◆ **Exercise aim**: Can you transcribe every line exactly and leave the pictures behind?

◆ **Given material**:
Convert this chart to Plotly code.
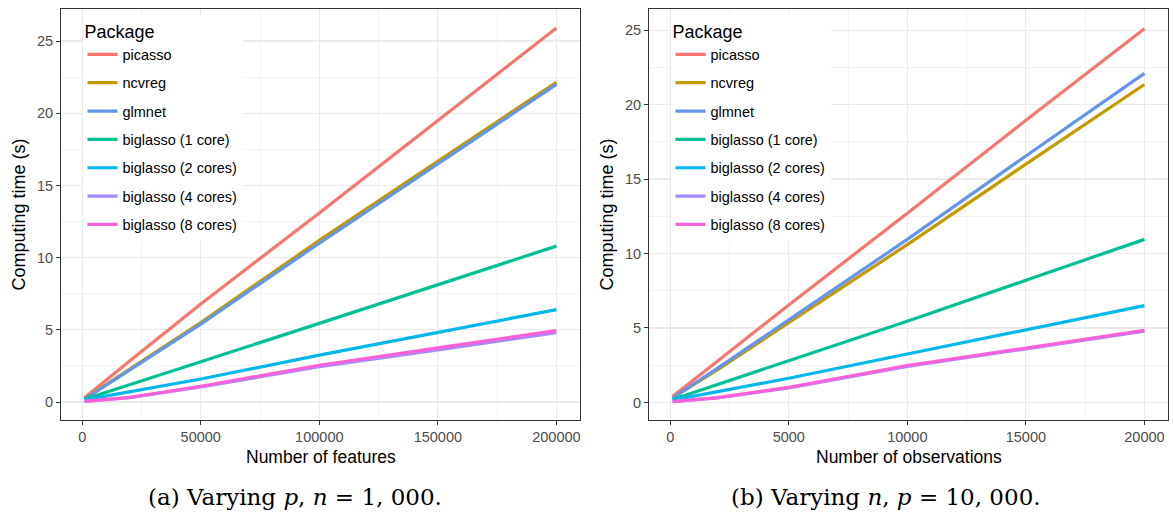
import plotly.graph_objects as go

# ---------------- data ----------------
packages = ["picasso", "ncvreg", "glmnet", "biglasso (1 core)",
            "biglasso (2 cores)", "biglasso (4 cores)", "biglasso (8 cores)"]
colors = ["#F8766D", "#C49A00", "#6495ED", "#00C094", "#00B6EB", "#A58AFF", "#FB61D7"]

# (a) varying p, n = 1,000
features = [1000, 20000, 50000, 100000, 150000, 200000]
p_picasso = [0.30, 2.85, 6.80, 13.10, 19.50, 25.90]
p_ncvreg = [0.25, 2.30, 5.50, 11.20, 16.70, 22.15]
p_glmnet = [0.20, 2.20, 5.40, 11.00, 16.50, 22.00]
p_big1 = [0.20, 1.22, 2.80, 5.45, 8.10, 10.80]
p_big2 = [0.15, 0.72, 1.60, 3.25, 4.80, 6.40]
p_big4 = [0.05, 0.30, 1.05, 2.45, 3.62, 4.80]
p_big8 = [0.05, 0.33, 1.10, 2.55, 3.75, 4.95]

# (b) varying n, p = 10,000
observations = [100, 2000, 5000, 10000, 15000, 20000]
n_picasso = [0.40, 2.80, 6.55, 12.70, 18.95, 25.10]
n_ncvreg = [0.30, 2.20, 5.36, 10.60, 16.00, 21.35]
n_glmnet = [0.30, 2.30, 5.54, 10.95, 16.55, 22.10]
n_big1 = [0.20, 1.20, 2.78, 5.45, 8.20, 10.95]
n_big2 = [0.15, 0.70, 1.62, 3.25, 4.90, 6.50]
n_big4 = [0.05, 0.30, 0.98, 2.42, 3.60, 4.78]
n_big8 = [0.05, 0.32, 1.02, 2.48, 3.65, 4.85]

x_ticks_a = [0, 50000, 100000, 150000, 200000]
x_ticks_b = [0, 5000, 10000, 15000, 20000]
y_ticks = [0, 5, 10, 15, 20, 25]

series_a = [p_picasso, p_ncvreg, p_glmnet, p_big1, p_big2, p_big4, p_big8]
series_b = [n_picasso, n_ncvreg, n_glmnet, n_big1, n_big2, n_big4, n_big8]

# ---------------- layout helpers ----------------
W, H = 1173, 515
def px(x):
    return x / W
def py(y):
    return 1 - y / H

SANS = "Liberation Sans, Arial, Helvetica, sans-serif"
SERIF = "DejaVu Serif, Liberation Serif, serif"

fig = go.Figure()
for name, col, ya in zip(packages, colors, series_a):
    fig.add_trace(go.Scatter(x=features, y=ya, mode="lines", name=name,
                             line=dict(color=col, width=3.2),
                             xaxis="x", yaxis="y", legend="legend",
                             legendgroup=name + "a"))
for name, col, yb in zip(packages, colors, series_b):
    fig.add_trace(go.Scatter(x=observations, y=yb, mode="lines", name=name,
                             line=dict(color=col, width=3.2),
                             xaxis="x2", yaxis="y2", legend="legend2",
                             legendgroup=name + "b"))

top, bottom = 9.3, 420
ydom = [py(bottom), py(top)]

def xax(dom, rng, ticks, minor_dt):
    return dict(domain=dom, range=rng, tickmode="array", tickvals=ticks,
                ticktext=[str(t) for t in ticks],
                showgrid=True, gridcolor="#EBEBEB", gridwidth=1.2,
                minor=dict(dtick=minor_dt, showgrid=True, gridcolor="#EBEBEB",
                           gridwidth=0.6, ticks=""),
                showline=True, linecolor="#333333", linewidth=1, mirror=True,
                ticks="outside", ticklen=4, tickcolor="#333333", tickwidth=1,
                ticklabelstandoff=0,
                tickfont=dict(family=SANS, size=14.5, color="#4D4D4D"),
                zeroline=False, fixedrange=True)

def yax(dom, rng, anchor):
    return dict(domain=dom, range=rng, anchor=anchor, tickmode="array",
                tickvals=y_ticks, ticktext=[str(t) for t in y_ticks],
                showgrid=True, gridcolor="#EBEBEB", gridwidth=1.2,
                minor=dict(dtick=2.5, showgrid=True, gridcolor="#EBEBEB",
                           gridwidth=0.6, ticks=""),
                showline=True, linecolor="#333333", linewidth=1, mirror=True,
                ticks="outside", ticklen=4, tickcolor="#333333", tickwidth=1,
                tickfont=dict(family=SANS, size=14.5, color="#4D4D4D"),
                zeroline=False, fixedrange=True)

xa = xax([px(61), px(580)], [-8950, 209950], x_ticks_a, 25000)
xa["anchor"] = "y"
xb = xax([px(649), px(1168)], [-895, 20995], x_ticks_b, 2500)
xb["anchor"] = "y2"
ya_ = yax(ydom, [-1.24, 27.2], "x")
yb_ = yax(ydom, [-1.18, 26.4], "x2")

def leg(xpix):
    return dict(x=px(xpix), y=py(15), xanchor="left", yanchor="top",
                bgcolor="white", borderwidth=0,
                font=dict(family=SANS, size=14.5, color="black"),
                title=dict(text="Package", font=dict(family=SANS, size=18, color="black")),
                tracegroupgap=6.5, itemwidth=30)

annotations = [
    dict(text="Computing time (s)", x=px(18.5), y=py(215), textangle=-90,
         font=dict(family=SANS, size=18, color="black")),
    dict(text="Computing time (s)", x=px(606.5), y=py(215), textangle=-90,
         font=dict(family=SANS, size=18, color="black")),
    dict(text="Number of features", x=px(320.5), y=py(457),
         font=dict(family=SANS, size=17.5, color="black")),
    dict(text="Number of observations", x=px(908.5), y=py(457),
         font=dict(family=SANS, size=17.5, color="black")),
    dict(text="(a) Varying <i>p</i>, <i>n</i> = 1, 000.", x=px(295), y=py(497),
         font=dict(family=SERIF, size=23, color="black")),
    dict(text="(b) Varying <i>n</i>, <i>p</i> = 10, 000.", x=px(886), y=py(497),
         font=dict(family=SERIF, size=23, color="black")),
]
for a in annotations:
    a.update(xref="paper", yref="paper", showarrow=False,
             xanchor="center", yanchor="middle")

fig.update_layout(
    width=W, height=H, margin=dict(l=0, r=0, t=0, b=0),
    paper_bgcolor="white", plot_bgcolor="white",
    xaxis=xa, yaxis=ya_, xaxis2=xb, yaxis2=yb_,
    legend=leg(82.5), legend2=leg(670.5),
    annotations=annotations, showlegend=True,
)

fig.write_html("out.html", config={"displayModeBar": False, "staticPlot": True},
               post_script="document.body.style.margin='0px';document.body.style.overflow='hidden';")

◆ **Reply to the task**:
Convert this chart to Plotly code.
import plotly.graph_objects as go

# ---------------- data ----------------
packages = ["picasso", "ncvreg", "glmnet", "biglasso (1 core)",
            "biglasso (2 cores)", "biglasso (4 cores)", "biglasso (8 cores)"]
colors = ["#F8766D", "#C49A00", "#6495ED", "#00C094", "#00B6EB", "#A58AFF", "#FB61D7"]

# (a) varying p, n = 1,000
features = [1000, 20000, 50000, 100000, 150000, 200000]
p_picasso = [0.30, 2.85, 6.80, 13.10, 19.50, 25.90]
p_ncvreg = [0.25, 2.30, 5.50, 11.20, 16.70, 22.15]
p_glmnet = [0.20, 2.20, 5.40, 11.00, 16.50, 22.00]
p_big1 = [0.20, 1.22, 2.80, 5.45, 8.10, 10.80]
p_big2 = [0.15, 0.72, 1.60, 3.25, 4.80, 6.40]
p_big4 = [0.05, 0.30, 1.05, 2.45, 3.62, 4.80]
p_big8 = [0.05, 0.33, 1.10, 2.55, 3.75, 4.95]

# (b) varying n, p = 10,000
observations = [100, 2000, 5000, 10000, 15000, 20000]
n_picasso = [0.40, 2.80, 6.55, 12.70, 18.95, 25.10]
n_ncvreg = [0.30, 2.20, 5.36, 10.60, 16.00, 21.35]
n_glmnet = [0.30, 2.30, 5.54, 10.95, 16.55, 22.10]
n_big1 = [0.20, 1.20, 2.78, 5.45, 8.20, 10.95]
n_big2 = [0.15, 0.70, 1.62, 3.25, 4.90, 6.50]
n_big4 = [0.05, 0.30, 0.98, 2.42, 3.60, 4.78]
n_big8 = [0.05, 0.32, 1.02, 2.48, 3.65, 4.85]

x_ticks_a = [0, 50000, 100000, 150000, 200000]
x_ticks_b = [0, 5000, 10000, 15000, 20000]
y_ticks = [0, 5, 10, 15, 20, 25]

series_a = [p_picasso, p_ncvreg, p_glmnet, p_big1, p_big2, p_big4, p_big8]
series_b = [n_picasso, n_ncvreg, n_glmnet, n_big1, n_big2, n_big4, n_big8]

# ---------------- layout helpers ----------------
W, H = 1173, 515
def px(x):
    return x / W
def py(y):
    return 1 - y / H

SANS = "Liberation Sans, Arial, Helvetica, sans-serif"
SERIF = "DejaVu Serif, Liberation Serif, serif"

fig = go.Figure()
for name, col, ya in zip(packages, colors, series_a):
    fig.add_trace(go.Scatter(x=features, y=ya, mode="lines", name=name,
                             line=dict(color=col, width=3.2),
                             xaxis="x", yaxis="y", legend="legend",
                             legendgroup=name + "a"))
for name, col, yb in zip(packages, colors, series_b):
    fig.add_trace(go.Scatter(x=observations, y=yb, mode="lines", name=name,
                             line=dict(color=col, width=3.2),
                             xaxis="x2", yaxis="y2", legend="legend2",
                             legendgroup=name + "b"))

top, bottom = 9.3, 420
ydom = [py(bottom), py(top)]

def xax(dom, rng, ticks, minor_dt):
    return dict(domain=dom, range=rng, tickmode="array", tickvals=ticks,
                ticktext=[str(t) for t in ticks],
                showgrid=True, gridcolor="#EBEBEB", gridwidth=1.2,
                minor=dict(dtick=minor_dt, showgrid=True, gridcolor="#EBEBEB",
                           gridwidth=0.6, ticks=""),
                showline=True, linecolor="#333333", linewidth=1, mirror=True,
                ticks="outside", ticklen=4, tickcolor="#333333", tickwidth=1,
                ticklabelstandoff=0,
                tickfont=dict(family=SANS, size=14.5, color="#4D4D4D"),
                zeroline=False, fixedrange=True)

def yax(dom, rng, anchor):
    return dict(domain=dom, range=rng, anchor=anchor, tickmode="array",
                tickvals=y_ticks, ticktext=[str(t) for t in y_ticks],
                showgrid=True, gridcolor="#EBEBEB", gridwidth=1.2,
                minor=dict(dtick=2.5, showgrid=True, gridcolor="#EBEBEB",
                           gridwidth=0.6, ticks=""),
                showline=True, linecolor="#333333", linewidth=1, mirror=True,
                ticks="outside", ticklen=4, tickcolor="#333333", tickwidth=1,
                tickfont=dict(family=SANS, size=14.5, color="#4D4D4D"),
                zeroline=False, fixedrange=True)

xa = xax([px(61), px(580)], [-8950, 209950], x_ticks_a, 25000)
xa["anchor"] = "y"
xb = xax([px(649), px(1168)], [-895, 20995], x_ticks_b, 2500)
xb["anchor"] = "y2"
ya_ = yax(ydom, [-1.24, 27.2], "x")
yb_ = yax(ydom, [-1.18, 26.4], "x2")

def leg(xpix):
    return dict(x=px(xpix), y=py(15), xanchor="left", yanchor="top",
                bgcolor="white", borderwidth=0,
                font=dict(family=SANS, size=14.5, color="black"),
                title=dict(text="Package", font=dict(family=SANS, size=18, color="black")),
                tracegroupgap=6.5, itemwidth=30)

annotations = [
    dict(text="Computing time (s)", x=px(18.5), y=py(215), textangle=-90,
         font=dict(family=SANS, size=18, color="black")),
    dict(text="Computing time (s)", x=px(606.5), y=py(215), textangle=-90,
         font=dict(family=SANS, size=18, color="black")),
    dict(text="Number of features", x=px(320.5), y=py(457),
         font=dict(family=SANS, size=17.5, color="black")),
    dict(text="Number of observations", x=px(908.5), y=py(457),
         font=dict(family=SANS, size=17.5, color="black")),
    dict(text="(a) Varying <i>p</i>, <i>n</i> = 1, 000.", x=px(295), y=py(497),
         font=dict(family=SERIF, size=23, color="black")),
    dict(text="(b) Varying <i>n</i>, <i>p</i> = 10, 000.", x=px(886), y=py(497),
         font=dict(family=SERIF, size=23, color="black")),
]
for a in annotations:
    a.update(xref="paper", yref="paper", showarrow=False,
             xanchor="center", yanchor="middle")

fig.update_layout(
    width=W, height=H, margin=dict(l=0, r=0, t=0, b=0),
    paper_bgcolor="white", plot_bgcolor="white",
    xaxis=xa, yaxis=ya_, xaxis2=xb, yaxis2=yb_,
    legend=leg(82.5), legend2=leg(670.5),
    annotations=annotations, showlegend=True,
)

fig.write_html("out.html", config={"displayModeBar": False, "staticPlot": True},
               post_script="document.body.style.margin='0px';document.body.style.overflow='hidden';")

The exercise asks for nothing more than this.